Jaccard Coefficient

TL;DR

Quantifies similarity between two sets by comparing shared elements to total unique elements.
Computed as the size of the intersection divided by the size of the union.
Produces a single numeric similarity score (example result: 0.5).

Definition

The Jaccard coefficient is a measure of similarity between two sets of data.

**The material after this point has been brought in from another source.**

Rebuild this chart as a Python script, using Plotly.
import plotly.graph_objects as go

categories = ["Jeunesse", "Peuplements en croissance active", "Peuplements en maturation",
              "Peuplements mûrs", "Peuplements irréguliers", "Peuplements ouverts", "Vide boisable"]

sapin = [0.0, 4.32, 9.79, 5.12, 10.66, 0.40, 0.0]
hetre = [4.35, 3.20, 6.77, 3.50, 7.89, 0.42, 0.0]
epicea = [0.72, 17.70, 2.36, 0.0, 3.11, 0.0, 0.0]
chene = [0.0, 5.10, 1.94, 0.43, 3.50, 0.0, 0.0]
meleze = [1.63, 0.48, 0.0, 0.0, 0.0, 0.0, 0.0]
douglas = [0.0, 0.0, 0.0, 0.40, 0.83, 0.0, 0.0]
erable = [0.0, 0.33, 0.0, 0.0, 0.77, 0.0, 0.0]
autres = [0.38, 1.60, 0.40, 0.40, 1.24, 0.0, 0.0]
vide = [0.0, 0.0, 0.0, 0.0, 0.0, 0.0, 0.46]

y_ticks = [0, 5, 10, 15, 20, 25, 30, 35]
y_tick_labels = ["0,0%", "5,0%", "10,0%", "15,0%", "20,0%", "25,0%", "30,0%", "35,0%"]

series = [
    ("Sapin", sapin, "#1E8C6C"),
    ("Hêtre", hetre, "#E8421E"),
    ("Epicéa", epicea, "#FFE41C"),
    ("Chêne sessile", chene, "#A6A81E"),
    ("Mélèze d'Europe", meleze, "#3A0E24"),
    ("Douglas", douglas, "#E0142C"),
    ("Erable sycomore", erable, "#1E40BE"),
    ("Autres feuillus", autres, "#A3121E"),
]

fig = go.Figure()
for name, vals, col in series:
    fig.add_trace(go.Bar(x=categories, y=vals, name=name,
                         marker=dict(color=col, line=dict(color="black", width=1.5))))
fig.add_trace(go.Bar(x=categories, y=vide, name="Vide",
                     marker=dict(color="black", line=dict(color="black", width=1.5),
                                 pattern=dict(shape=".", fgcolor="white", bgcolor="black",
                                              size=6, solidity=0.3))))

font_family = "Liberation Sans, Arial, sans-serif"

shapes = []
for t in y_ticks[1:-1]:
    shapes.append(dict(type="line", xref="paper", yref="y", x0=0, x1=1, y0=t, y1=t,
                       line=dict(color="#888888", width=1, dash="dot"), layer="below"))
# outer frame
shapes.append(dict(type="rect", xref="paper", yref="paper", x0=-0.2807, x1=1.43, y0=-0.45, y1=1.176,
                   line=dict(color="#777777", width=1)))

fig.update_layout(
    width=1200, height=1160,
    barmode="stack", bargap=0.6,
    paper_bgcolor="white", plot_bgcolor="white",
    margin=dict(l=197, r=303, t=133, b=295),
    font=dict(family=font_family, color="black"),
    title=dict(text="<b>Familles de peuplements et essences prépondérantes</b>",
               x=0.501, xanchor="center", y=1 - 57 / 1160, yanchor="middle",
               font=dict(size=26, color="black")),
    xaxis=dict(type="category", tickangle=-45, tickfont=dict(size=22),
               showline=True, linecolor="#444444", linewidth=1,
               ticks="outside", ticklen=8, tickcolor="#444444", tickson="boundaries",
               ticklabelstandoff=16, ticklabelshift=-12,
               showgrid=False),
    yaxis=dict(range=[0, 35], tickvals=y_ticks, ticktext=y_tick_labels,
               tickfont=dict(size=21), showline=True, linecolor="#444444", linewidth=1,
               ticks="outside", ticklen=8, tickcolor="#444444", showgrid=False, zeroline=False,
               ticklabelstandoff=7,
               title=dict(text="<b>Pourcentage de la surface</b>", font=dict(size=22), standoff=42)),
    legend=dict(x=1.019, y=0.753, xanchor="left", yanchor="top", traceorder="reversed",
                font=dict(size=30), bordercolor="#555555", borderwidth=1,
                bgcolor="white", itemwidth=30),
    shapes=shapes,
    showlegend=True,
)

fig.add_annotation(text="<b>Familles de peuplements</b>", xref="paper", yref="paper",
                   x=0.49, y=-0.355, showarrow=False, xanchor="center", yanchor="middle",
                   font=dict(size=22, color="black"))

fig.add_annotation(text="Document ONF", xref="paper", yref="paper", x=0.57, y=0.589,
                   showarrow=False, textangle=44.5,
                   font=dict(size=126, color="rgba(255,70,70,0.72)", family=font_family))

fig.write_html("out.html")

It is calculated by taking the intersection of the two sets (the number of elements that are common to both sets) and dividing it by the union of the two sets (the total number of unique elements in both sets).

Formally:

J(A, B) = \frac{|A \cap B|}{|A \cup B|}

Explanation

To compute the Jaccard coefficient for two sets A and B:

Determine A ∩ B, the elements common to both sets, and count them.
Determine A ∪ B, the unique elements across both sets, and count them.
Divide the count of the intersection by the count of the union to obtain the coefficient.

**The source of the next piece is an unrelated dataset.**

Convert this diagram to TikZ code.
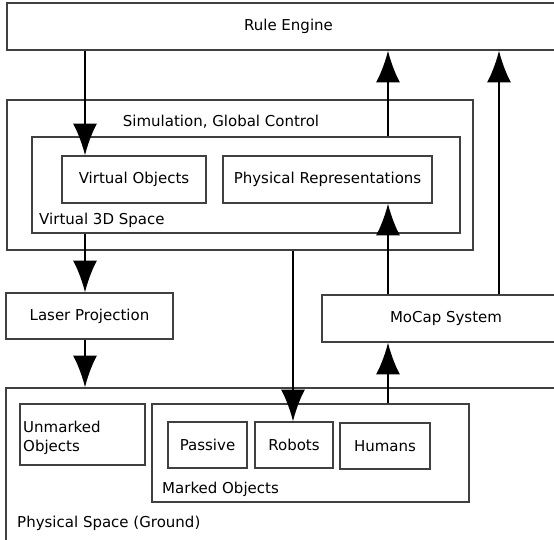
\documentclass[tikz,border=0pt]{standalone}
\usepackage{fontspec}
\setmainfont{DejaVu Sans}
\usetikzlibrary{arrows.meta, positioning, fit}

\begin{document}
\begin{tikzpicture}[x=0.03cm, y=-0.03cm, font=\fontsize{12.8}{16}\selectfont,
    box/.style={draw=black!75, line width=1.1pt, inner sep=0pt},
    flow/.style={line width=2pt, -{Latex[length=0.95cm, width=0.72cm]}}]
\useasboundingbox (0,0) rectangle (554,540);

% top level
\node[box, fit={(7,3) (570,50)}] (rule) {};
\node at (rule.center) {Rule Engine};

% simulation
\node[box, fit={(7,100) (473,250)}] (sim) {};
\node (simtxt) at (221,122) {Simulation, Global Control};
\node[box, fit={(32,137) (460,233)}] (vspace) {};
\node[anchor=base west, inner sep=0pt] (vspacetxt) at (39,225) {Virtual 3D Space};
\node[box, fit={(62,156) (206,203)}] (vobj) {};
\node at (vobj.center) {Virtual Objects};
\node[box, fit={(223,156) (432,203)}] (prep) {};
\node at (prep.center) {Physical Representations};

% middle
\node[box, fit={(6,293) (173,339)}] (laser) {};
\node at (laser.center) {Laser Projection};
\node[box, fit={(322,295) (570,342)}] (mocap) {};
\node at (mocap.center) {MoCap System};

% ground
\node[box, fit={(6,388) (570,560)}] (ground) {};
\node[anchor=base west, inner sep=0pt] (groundtxt) at (17,527) {Physical Space (Ground)};
\node[box, fit={(20,404) (145,465)}] (unmarked) {};
\node[anchor=base west, align=left, inner sep=0pt, font=\fontsize{12.8}{17}\selectfont] (unmarkedtxt) at (23,452) {Unmarked\\Objects};
\node[box, fit={(152,404) (469,502)}] (marked) {};
\node[anchor=base west, inner sep=0pt] (markedtxt) at (162,493) {Marked Objects};
\node[box, fit={(168,422) (247,468)}] (passive) {};
\node at (passive.center) {Passive};
\node[box, fit={(255,422) (333,468)}] (robots) {};
\node at (robots.center) {Robots};
\node[box, fit={(340,423) (430,469)}] (humans) {};
\node at (humans.center) {Humans};

% columns of the connectors
\coordinate (xa) at (85,0);
\coordinate (xb) at (293,0);
\coordinate (xc) at (388,0);
\coordinate (xd) at (499,0);

\draw[flow] (rule.south -| xa) -- (vobj.north -| xa);
\draw[flow] (vspace.north -| xc) -- (rule.south -| xc);
\draw[flow] (mocap.north -| xd) -- (rule.south -| xd);
\draw[flow] (vspace.south -| xa) -- (laser.north -| xa);
\draw[flow] (laser.south -| xa) -- (ground.north -| xa);
\draw[flow] (sim.south -| xb) -- (robots.north -| xb);
\draw[flow] (mocap.north -| xc) -- (prep.south -| xc);
\draw[flow] (marked.north -| xc) -- (mocap.south -| xc);
\end{tikzpicture}
\end{document}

The result is a single numeric value representing how similar the two sets are based on shared versus total unique elements.

Examples

Example: Set A and Set B

Set A contains the elements 1, 2, and 3.
Set B contains the elements 2, 3, and 4.

Steps:

Intersection: the common elements are 2 and 3 (|A ∩ B| = 2).
Union: the unique elements are 1, 2, 3, and 4 (|A ∪ B| = 4).
Jaccard coefficient: 2/4, or 0.5.

Use cases

Natural language processing: compare similarity of two sentences by using the intersection of unique words in each sentence divided by the union of the unique words in both sentences.
Data mining: compare similarity of two datasets by taking the intersection of the unique data points in each dataset and dividing by the union of the unique data points.
Machine learning: apply the Jaccard coefficient to measure similarity between sets in various algorithms and analyses.